◆ **Direction**
Please transcribe the listing below in full and word for word, without its pictures.

━━━━━━━━━━

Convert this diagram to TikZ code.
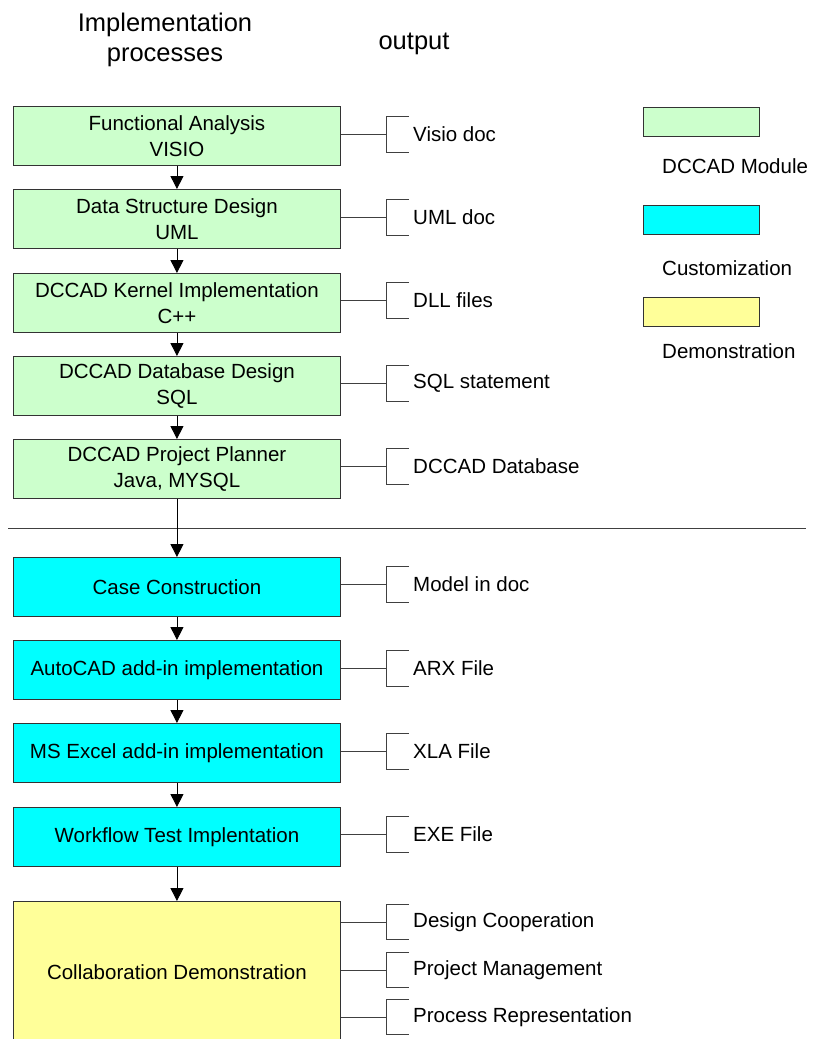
\documentclass[tikz,border=0pt]{standalone}
\usepackage{fontspec}
\setmainfont{Liberation Sans}
\usetikzlibrary{arrows.meta}
\definecolor{modgreen}{HTML}{CCFFCC}
\definecolor{custcyan}{HTML}{00FFFF}
\definecolor{demoyellow}{HTML}{FFFF99}
\begin{document}
\begin{tikzpicture}[x=1pt,y=-1pt,
  proc/.style={draw=black!80, line width=0.9pt, minimum width=327pt, minimum height=59pt,
    anchor=north west, inner sep=0pt, align=center, font=\fontsize{20.5}{26}\selectfont},
  dccad/.style={proc, fill=modgreen},
  cust/.style={proc, fill=custcyan},
  demo/.style={proc, fill=demoyellow},
  swatch/.style={draw=black!80, line width=0.9pt, minimum width=116pt, minimum height=29pt,
    anchor=north west, inner sep=0pt},
  flow/.style={line width=0.9pt, -{Triangle[width=13pt,length=13pt]}},
  outtext/.style={anchor=west, inner sep=0pt, font=\fontsize{20.5}{26}\selectfont},
  legtext/.style={anchor=base west, inner sep=0pt, font=\fontsize{20.5}{26}\selectfont},
  headtext/.style={align=center, inner sep=0pt, font=\fontsize{25.5}{30}\selectfont},
  tie/.style={line width=0.8pt, draw=black!75},
]
\useasboundingbox (0,0) rectangle (813,1039);
\clip (0,0) rectangle (813,1039);

% column headings
\node[headtext] (hproc) at (165,40) {Implementation\\processes};
\node[headtext] (hout) at (414,44) {output};

% DCCAD module steps
\node[dccad] (b1) at (13,106) {Functional Analysis\\VISIO};
\node[dccad] (b2) at (13,189) {Data Structure Design\\UML};
\node[dccad] (b3) at (13,273) {DCCAD Kernel Implementation\\C++};
\node[dccad] (b4) at (13,356) {DCCAD Database Design\\SQL};
\node[dccad] (b5) at (13,439) {DCCAD Project Planner\\Java, MYSQL};

% divider between module and customization phases
\coordinate (sepL) at (8,528);
\coordinate (sepR) at (806,528);
\draw[tie, line width=0.9pt] (sepL) -- (sepR);

% customization steps
\node[cust] (b6) at (13,557) {Case Construction};
\node[cust] (b7) at (13,640) {AutoCAD add-in implementation};
\node[cust] (b8) at (13,723) {MS Excel add-in implementation};
\node[cust] (b9) at (13,807) {Workflow Test Implentation};

% demonstration
\node[demo, minimum height=142pt] (b10) at (13,901) {Collaboration Demonstration};

% flow arrows
\foreach \a/\b in {b1/b2, b2/b3, b3/b4, b4/b5, b5/b6, b6/b7, b7/b8, b8/b9, b9/b10}
  \draw[flow] (\a.south) -- (\b.north);

% outputs with their brackets
\foreach \b/\y/\h/\n/\t in {
    b1/134/18/o1/Visio doc,
    b2/217/18/o2/UML doc,
    b3/300/18/o3/DLL files,
    b4/383/18/o4/SQL statement,
    b5/466/18/o5/DCCAD Database,
    b6/584/18/o6/Model in doc,
    b7/668/18/o7/ARX File,
    b8/751/18/o8/XLA File,
    b9/834/18/o9/EXE File,
    b10/922/17.5/o10/Design Cooperation,
    b10/970/17.5/o11/Project Management,
    b10/1017/17.5/o12/Process Representation} {
  \coordinate (k\n) at (386,\y);
  \coordinate (kt\n) at (409,{\y-\h});
  \coordinate (kb\n) at (409,{\y+\h});
  \draw[tie] (\b.east |- k\n) -- (k\n);
  \draw[tie] (kt\n) -- (kt\n -| k\n) -- (kb\n -| k\n) -- (kb\n);
  \node[outtext] (\n) at (413,\y) {\t};
}

% legend
\node[swatch, fill=modgreen] (l1) at (643,107) {};
\node[legtext] (lt1) at (662,173) {DCCAD Module};
\node[swatch, fill=custcyan] (l2) at (643,205) {};
\node[legtext] (lt2) at (662,275) {Customization};
\node[swatch, fill=demoyellow] (l3) at (643,297) {};
\node[legtext] (lt3) at (662,358) {Demonstration};
\end{tikzpicture}
\end{document}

━━━━━━━━━━

◆ **Exercise answer**
Convert this diagram to TikZ code.
\documentclass[tikz,border=0pt]{standalone}
\usepackage{fontspec}
\setmainfont{Liberation Sans}
\usetikzlibrary{arrows.meta}
\definecolor{modgreen}{HTML}{CCFFCC}
\definecolor{custcyan}{HTML}{00FFFF}
\definecolor{demoyellow}{HTML}{FFFF99}
\begin{document}
\begin{tikzpicture}[x=1pt,y=-1pt,
  proc/.style={draw=black!80, line width=0.9pt, minimum width=327pt, minimum height=59pt,
    anchor=north west, inner sep=0pt, align=center, font=\fontsize{20.5}{26}\selectfont},
  dccad/.style={proc, fill=modgreen},
  cust/.style={proc, fill=custcyan},
  demo/.style={proc, fill=demoyellow},
  swatch/.style={draw=black!80, line width=0.9pt, minimum width=116pt, minimum height=29pt,
    anchor=north west, inner sep=0pt},
  flow/.style={line width=0.9pt, -{Triangle[width=13pt,length=13pt]}},
  outtext/.style={anchor=west, inner sep=0pt, font=\fontsize{20.5}{26}\selectfont},
  legtext/.style={anchor=base west, inner sep=0pt, font=\fontsize{20.5}{26}\selectfont},
  headtext/.style={align=center, inner sep=0pt, font=\fontsize{25.5}{30}\selectfont},
  tie/.style={line width=0.8pt, draw=black!75},
]
\useasboundingbox (0,0) rectangle (813,1039);
\clip (0,0) rectangle (813,1039);

% column headings
\node[headtext] (hproc) at (165,40) {Implementation\\processes};
\node[headtext] (hout) at (414,44) {output};

% DCCAD module steps
\node[dccad] (b1) at (13,106) {Functional Analysis\\VISIO};
\node[dccad] (b2) at (13,189) {Data Structure Design\\UML};
\node[dccad] (b3) at (13,273) {DCCAD Kernel Implementation\\C++};
\node[dccad] (b4) at (13,356) {DCCAD Database Design\\SQL};
\node[dccad] (b5) at (13,439) {DCCAD Project Planner\\Java, MYSQL};

% divider between module and customization phases
\coordinate (sepL) at (8,528);
\coordinate (sepR) at (806,528);
\draw[tie, line width=0.9pt] (sepL) -- (sepR);

% customization steps
\node[cust] (b6) at (13,557) {Case Construction};
\node[cust] (b7) at (13,640) {AutoCAD add-in implementation};
\node[cust] (b8) at (13,723) {MS Excel add-in implementation};
\node[cust] (b9) at (13,807) {Workflow Test Implentation};

% demonstration
\node[demo, minimum height=142pt] (b10) at (13,901) {Collaboration Demonstration};

% flow arrows
\foreach \a/\b in {b1/b2, b2/b3, b3/b4, b4/b5, b5/b6, b6/b7, b7/b8, b8/b9, b9/b10}
  \draw[flow] (\a.south) -- (\b.north);

% outputs with their brackets
\foreach \b/\y/\h/\n/\t in {
    b1/134/18/o1/Visio doc,
    b2/217/18/o2/UML doc,
    b3/300/18/o3/DLL files,
    b4/383/18/o4/SQL statement,
    b5/466/18/o5/DCCAD Database,
    b6/584/18/o6/Model in doc,
    b7/668/18/o7/ARX File,
    b8/751/18/o8/XLA File,
    b9/834/18/o9/EXE File,
    b10/922/17.5/o10/Design Cooperation,
    b10/970/17.5/o11/Project Management,
    b10/1017/17.5/o12/Process Representation} {
  \coordinate (k\n) at (386,\y);
  \coordinate (kt\n) at (409,{\y-\h});
  \coordinate (kb\n) at (409,{\y+\h});
  \draw[tie] (\b.east |- k\n) -- (k\n);
  \draw[tie] (kt\n) -- (kt\n -| k\n) -- (kb\n -| k\n) -- (kb\n);
  \node[outtext] (\n) at (413,\y) {\t};
}

% legend
\node[swatch, fill=modgreen] (l1) at (643,107) {};
\node[legtext] (lt1) at (662,173) {DCCAD Module};
\node[swatch, fill=custcyan] (l2) at (643,205) {};
\node[legtext] (lt2) at (662,275) {Customization};
\node[swatch, fill=demoyellow] (l3) at (643,297) {};
\node[legtext] (lt3) at (662,358) {Demonstration};
\end{tikzpicture}
\end{document}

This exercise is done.